### Given data
◆ ◆ ◆ ◆ ◆ ◆ ◆

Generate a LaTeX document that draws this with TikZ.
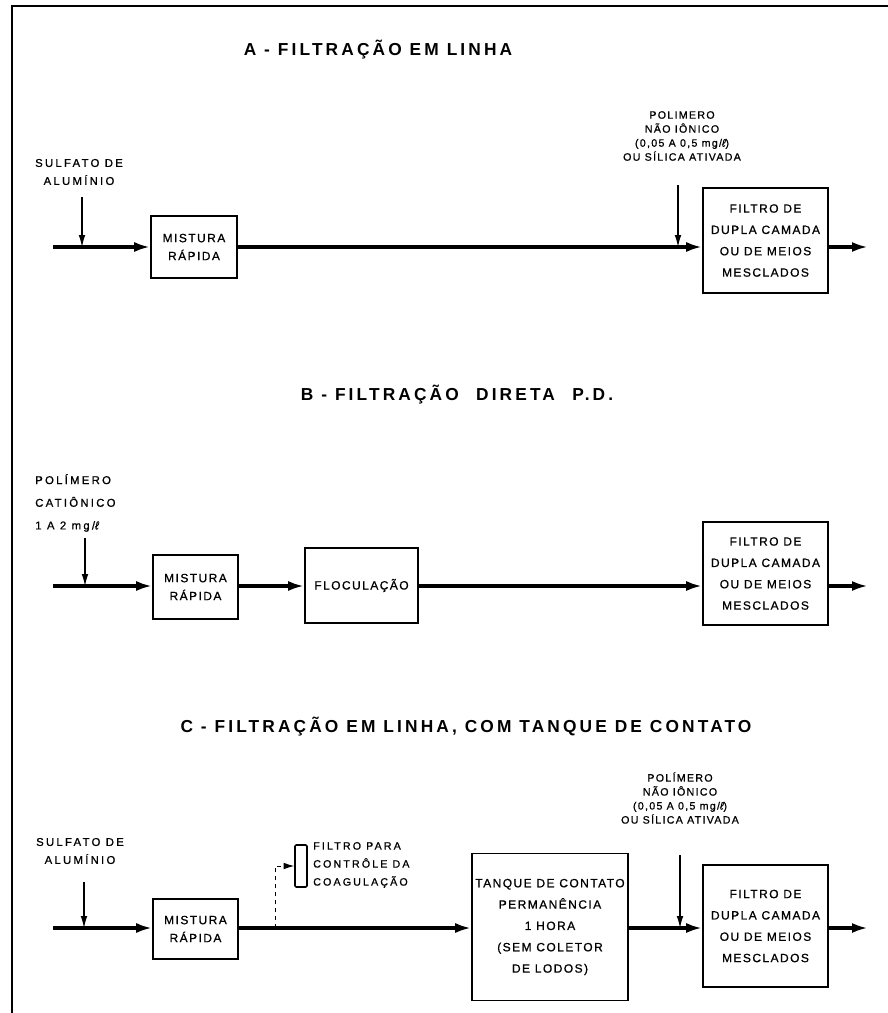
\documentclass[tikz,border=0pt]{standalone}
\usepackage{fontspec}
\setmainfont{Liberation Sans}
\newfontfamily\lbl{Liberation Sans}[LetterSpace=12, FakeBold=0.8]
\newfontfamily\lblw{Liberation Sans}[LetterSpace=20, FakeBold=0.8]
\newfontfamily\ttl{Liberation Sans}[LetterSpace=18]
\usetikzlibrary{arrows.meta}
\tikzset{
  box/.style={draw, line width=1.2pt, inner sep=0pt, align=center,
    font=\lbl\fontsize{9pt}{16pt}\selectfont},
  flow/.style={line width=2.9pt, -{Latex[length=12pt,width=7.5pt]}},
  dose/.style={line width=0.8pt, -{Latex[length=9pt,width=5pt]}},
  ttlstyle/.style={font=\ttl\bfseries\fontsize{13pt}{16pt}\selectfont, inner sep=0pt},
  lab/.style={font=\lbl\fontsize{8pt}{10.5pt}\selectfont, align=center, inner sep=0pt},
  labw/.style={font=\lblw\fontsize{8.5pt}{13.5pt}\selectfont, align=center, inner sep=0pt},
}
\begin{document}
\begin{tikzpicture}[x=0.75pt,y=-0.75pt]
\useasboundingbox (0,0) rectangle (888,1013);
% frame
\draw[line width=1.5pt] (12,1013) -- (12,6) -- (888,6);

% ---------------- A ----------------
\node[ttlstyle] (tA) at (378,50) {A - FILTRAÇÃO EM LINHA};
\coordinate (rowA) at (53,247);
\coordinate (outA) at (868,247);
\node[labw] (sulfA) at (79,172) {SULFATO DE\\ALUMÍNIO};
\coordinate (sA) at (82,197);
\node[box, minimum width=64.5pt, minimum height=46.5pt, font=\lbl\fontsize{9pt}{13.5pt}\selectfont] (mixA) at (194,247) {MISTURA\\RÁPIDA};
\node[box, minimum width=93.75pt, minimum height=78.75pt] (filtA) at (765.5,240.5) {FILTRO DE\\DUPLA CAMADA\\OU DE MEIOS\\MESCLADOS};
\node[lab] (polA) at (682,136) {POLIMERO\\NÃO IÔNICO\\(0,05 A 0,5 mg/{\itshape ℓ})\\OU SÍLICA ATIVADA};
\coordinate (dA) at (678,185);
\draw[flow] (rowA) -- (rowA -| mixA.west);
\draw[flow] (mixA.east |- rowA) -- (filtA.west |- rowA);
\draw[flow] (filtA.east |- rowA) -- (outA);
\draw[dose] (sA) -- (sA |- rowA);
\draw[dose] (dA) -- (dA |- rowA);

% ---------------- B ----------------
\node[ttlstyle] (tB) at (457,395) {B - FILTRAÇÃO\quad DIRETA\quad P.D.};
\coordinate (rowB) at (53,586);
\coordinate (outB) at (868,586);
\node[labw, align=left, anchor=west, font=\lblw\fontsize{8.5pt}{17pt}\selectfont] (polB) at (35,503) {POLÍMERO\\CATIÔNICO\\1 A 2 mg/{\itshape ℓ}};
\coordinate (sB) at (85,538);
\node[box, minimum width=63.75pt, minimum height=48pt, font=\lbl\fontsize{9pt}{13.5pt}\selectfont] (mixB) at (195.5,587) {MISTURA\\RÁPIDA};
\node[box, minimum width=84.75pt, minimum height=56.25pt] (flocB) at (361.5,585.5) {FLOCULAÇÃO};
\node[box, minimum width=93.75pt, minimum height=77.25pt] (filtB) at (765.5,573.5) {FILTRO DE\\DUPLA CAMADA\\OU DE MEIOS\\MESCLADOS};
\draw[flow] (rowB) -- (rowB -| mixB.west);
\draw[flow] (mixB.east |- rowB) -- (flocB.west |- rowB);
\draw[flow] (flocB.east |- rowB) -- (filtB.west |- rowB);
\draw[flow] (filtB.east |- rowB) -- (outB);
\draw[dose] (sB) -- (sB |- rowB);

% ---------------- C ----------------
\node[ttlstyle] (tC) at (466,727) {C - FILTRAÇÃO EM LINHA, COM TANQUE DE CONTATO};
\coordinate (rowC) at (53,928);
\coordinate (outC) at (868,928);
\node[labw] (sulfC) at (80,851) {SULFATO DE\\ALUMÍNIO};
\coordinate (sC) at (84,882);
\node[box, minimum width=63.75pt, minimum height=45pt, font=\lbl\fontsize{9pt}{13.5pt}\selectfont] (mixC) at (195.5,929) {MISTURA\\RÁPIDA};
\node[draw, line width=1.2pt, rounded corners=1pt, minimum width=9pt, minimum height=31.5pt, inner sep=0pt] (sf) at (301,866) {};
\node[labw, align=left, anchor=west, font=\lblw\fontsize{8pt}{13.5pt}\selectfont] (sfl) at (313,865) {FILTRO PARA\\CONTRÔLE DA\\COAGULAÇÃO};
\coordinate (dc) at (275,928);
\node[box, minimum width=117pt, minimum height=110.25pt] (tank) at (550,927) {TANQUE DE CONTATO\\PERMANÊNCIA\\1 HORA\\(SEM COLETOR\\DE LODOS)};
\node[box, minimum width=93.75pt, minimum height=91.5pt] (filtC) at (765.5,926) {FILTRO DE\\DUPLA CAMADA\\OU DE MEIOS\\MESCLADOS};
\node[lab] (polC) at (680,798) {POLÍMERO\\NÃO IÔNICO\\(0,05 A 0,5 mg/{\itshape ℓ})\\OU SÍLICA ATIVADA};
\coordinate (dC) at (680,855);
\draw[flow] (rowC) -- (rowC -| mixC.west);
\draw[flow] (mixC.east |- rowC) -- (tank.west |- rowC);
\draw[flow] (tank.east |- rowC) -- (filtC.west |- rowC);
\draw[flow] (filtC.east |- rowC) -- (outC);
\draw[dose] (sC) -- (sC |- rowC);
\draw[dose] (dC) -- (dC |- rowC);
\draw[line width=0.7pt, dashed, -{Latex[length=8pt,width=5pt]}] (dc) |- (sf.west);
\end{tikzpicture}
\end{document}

◆ ◆ ◆ ◆ ◆ ◆ ◆

### Directions
Transcribe the material exactly, leaving every picture out.

### The solution
Generate a LaTeX document that draws this with TikZ.
\documentclass[tikz,border=0pt]{standalone}
\usepackage{fontspec}
\setmainfont{Liberation Sans}
\newfontfamily\lbl{Liberation Sans}[LetterSpace=12, FakeBold=0.8]
\newfontfamily\lblw{Liberation Sans}[LetterSpace=20, FakeBold=0.8]
\newfontfamily\ttl{Liberation Sans}[LetterSpace=18]
\usetikzlibrary{arrows.meta}
\tikzset{
  box/.style={draw, line width=1.2pt, inner sep=0pt, align=center,
    font=\lbl\fontsize{9pt}{16pt}\selectfont},
  flow/.style={line width=2.9pt, -{Latex[length=12pt,width=7.5pt]}},
  dose/.style={line width=0.8pt, -{Latex[length=9pt,width=5pt]}},
  ttlstyle/.style={font=\ttl\bfseries\fontsize{13pt}{16pt}\selectfont, inner sep=0pt},
  lab/.style={font=\lbl\fontsize{8pt}{10.5pt}\selectfont, align=center, inner sep=0pt},
  labw/.style={font=\lblw\fontsize{8.5pt}{13.5pt}\selectfont, align=center, inner sep=0pt},
}
\begin{document}
\begin{tikzpicture}[x=0.75pt,y=-0.75pt]
\useasboundingbox (0,0) rectangle (888,1013);
% frame
\draw[line width=1.5pt] (12,1013) -- (12,6) -- (888,6);

% ---------------- A ----------------
\node[ttlstyle] (tA) at (378,50) {A - FILTRAÇÃO EM LINHA};
\coordinate (rowA) at (53,247);
\coordinate (outA) at (868,247);
\node[labw] (sulfA) at (79,172) {SULFATO DE\\ALUMÍNIO};
\coordinate (sA) at (82,197);
\node[box, minimum width=64.5pt, minimum height=46.5pt, font=\lbl\fontsize{9pt}{13.5pt}\selectfont] (mixA) at (194,247) {MISTURA\\RÁPIDA};
\node[box, minimum width=93.75pt, minimum height=78.75pt] (filtA) at (765.5,240.5) {FILTRO DE\\DUPLA CAMADA\\OU DE MEIOS\\MESCLADOS};
\node[lab] (polA) at (682,136) {POLIMERO\\NÃO IÔNICO\\(0,05 A 0,5 mg/{\itshape ℓ})\\OU SÍLICA ATIVADA};
\coordinate (dA) at (678,185);
\draw[flow] (rowA) -- (rowA -| mixA.west);
\draw[flow] (mixA.east |- rowA) -- (filtA.west |- rowA);
\draw[flow] (filtA.east |- rowA) -- (outA);
\draw[dose] (sA) -- (sA |- rowA);
\draw[dose] (dA) -- (dA |- rowA);

% ---------------- B ----------------
\node[ttlstyle] (tB) at (457,395) {B - FILTRAÇÃO\quad DIRETA\quad P.D.};
\coordinate (rowB) at (53,586);
\coordinate (outB) at (868,586);
\node[labw, align=left, anchor=west, font=\lblw\fontsize{8.5pt}{17pt}\selectfont] (polB) at (35,503) {POLÍMERO\\CATIÔNICO\\1 A 2 mg/{\itshape ℓ}};
\coordinate (sB) at (85,538);
\node[box, minimum width=63.75pt, minimum height=48pt, font=\lbl\fontsize{9pt}{13.5pt}\selectfont] (mixB) at (195.5,587) {MISTURA\\RÁPIDA};
\node[box, minimum width=84.75pt, minimum height=56.25pt] (flocB) at (361.5,585.5) {FLOCULAÇÃO};
\node[box, minimum width=93.75pt, minimum height=77.25pt] (filtB) at (765.5,573.5) {FILTRO DE\\DUPLA CAMADA\\OU DE MEIOS\\MESCLADOS};
\draw[flow] (rowB) -- (rowB -| mixB.west);
\draw[flow] (mixB.east |- rowB) -- (flocB.west |- rowB);
\draw[flow] (flocB.east |- rowB) -- (filtB.west |- rowB);
\draw[flow] (filtB.east |- rowB) -- (outB);
\draw[dose] (sB) -- (sB |- rowB);

% ---------------- C ----------------
\node[ttlstyle] (tC) at (466,727) {C - FILTRAÇÃO EM LINHA, COM TANQUE DE CONTATO};
\coordinate (rowC) at (53,928);
\coordinate (outC) at (868,928);
\node[labw] (sulfC) at (80,851) {SULFATO DE\\ALUMÍNIO};
\coordinate (sC) at (84,882);
\node[box, minimum width=63.75pt, minimum height=45pt, font=\lbl\fontsize{9pt}{13.5pt}\selectfont] (mixC) at (195.5,929) {MISTURA\\RÁPIDA};
\node[draw, line width=1.2pt, rounded corners=1pt, minimum width=9pt, minimum height=31.5pt, inner sep=0pt] (sf) at (301,866) {};
\node[labw, align=left, anchor=west, font=\lblw\fontsize{8pt}{13.5pt}\selectfont] (sfl) at (313,865) {FILTRO PARA\\CONTRÔLE DA\\COAGULAÇÃO};
\coordinate (dc) at (275,928);
\node[box, minimum width=117pt, minimum height=110.25pt] (tank) at (550,927) {TANQUE DE CONTATO\\PERMANÊNCIA\\1 HORA\\(SEM COLETOR\\DE LODOS)};
\node[box, minimum width=93.75pt, minimum height=91.5pt] (filtC) at (765.5,926) {FILTRO DE\\DUPLA CAMADA\\OU DE MEIOS\\MESCLADOS};
\node[lab] (polC) at (680,798) {POLÍMERO\\NÃO IÔNICO\\(0,05 A 0,5 mg/{\itshape ℓ})\\OU SÍLICA ATIVADA};
\coordinate (dC) at (680,855);
\draw[flow] (rowC) -- (rowC -| mixC.west);
\draw[flow] (mixC.east |- rowC) -- (tank.west |- rowC);
\draw[flow] (tank.east |- rowC) -- (filtC.west |- rowC);
\draw[flow] (filtC.east |- rowC) -- (outC);
\draw[dose] (sC) -- (sC |- rowC);
\draw[dose] (dC) -- (dC |- rowC);
\draw[line width=0.7pt, dashed, -{Latex[length=8pt,width=5pt]}] (dc) |- (sf.west);
\end{tikzpicture}
\end{document}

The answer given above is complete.